- 2 cups all-purpose flour
- 1/2 teaspoon Fleischmann's® Baking Powder
- 1-1/2 teaspoons sugar
- 1/2 teaspoon salt
- 1 egg
- 2 tablespoons Mazola® Corn, Canola OR Vegetable Oil
- 1/2 cup milk
- Approximately 1 quart Mazola® Corn, Canola OR Vegetable Oil
- 1/2 cup sugar
- 1/2 tablespoon ground cinnamon
Enjoy when they're still warm.
Combine flour, baking powder, 1-1/2 teaspoons sugar and salt in a large bowl; set aside.
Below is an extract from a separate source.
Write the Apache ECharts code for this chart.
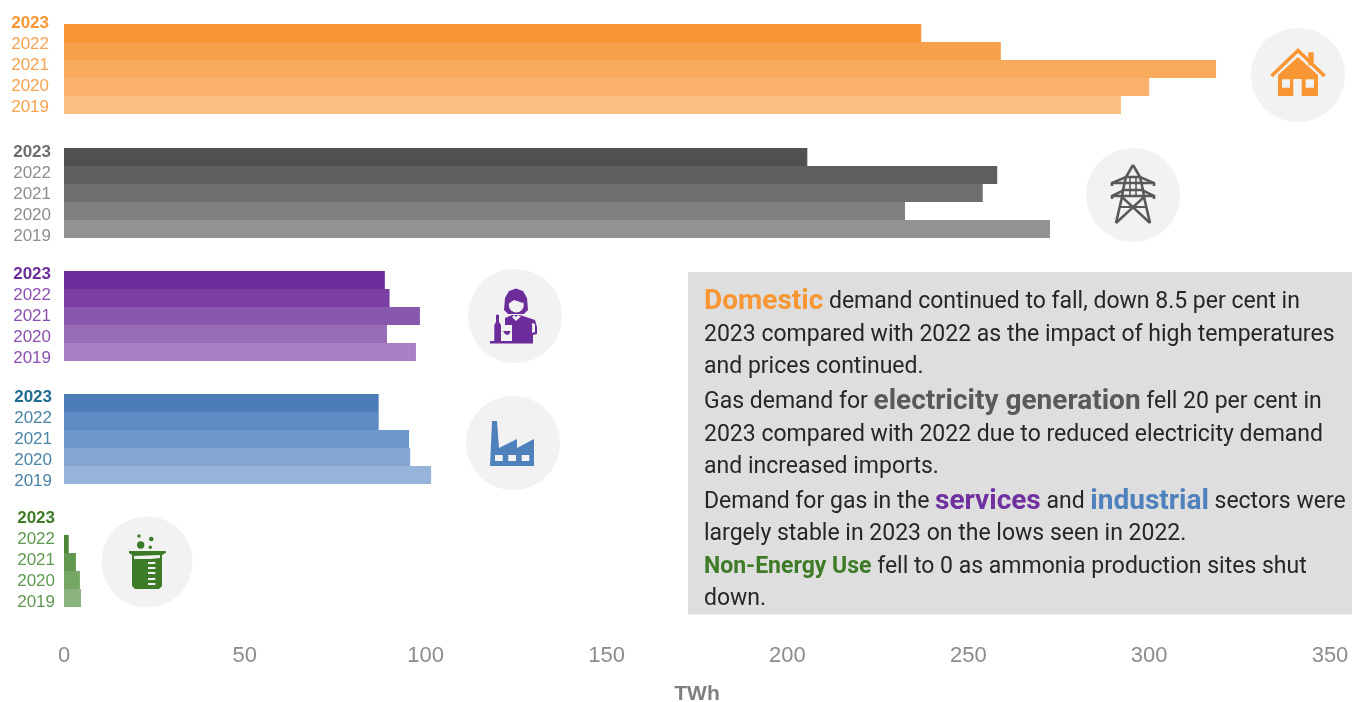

Beat egg in a medium mixing bowl. Add 2 Tablespoons oil slowly, then milk, blending well to combine. Gradually stir egg mixture into flour mixture. Dough will be dry. Knead on a lightly floured surface until dough is smooth and elastic, about 3 to 5 minutes. Cover; let dough rest 10 to 15 minutes.
Divide the dough in small portions, about 1-inch in diameter. Shape into balls; then flatten on a floured surface. Using a rolling pin, extend each portion and then stretch by hand to form a thin, almost transparent disc.
Pour oil to a 2-inch depth in a large fry pan. Heat oil to 360 to 370°F. Fry flattened discs a few at a time until puffed and golden brown, about 20 seconds per side. Drain on paper towels. Combine 1/2 cup sugar and cinnamon; sprinkle over bunuelos while still hot.
Bunuelos can be frozen in an airtight container. Reheat in 250°F oven for 5 minutes and sprinkle with more cinnamon and sugar, if desired.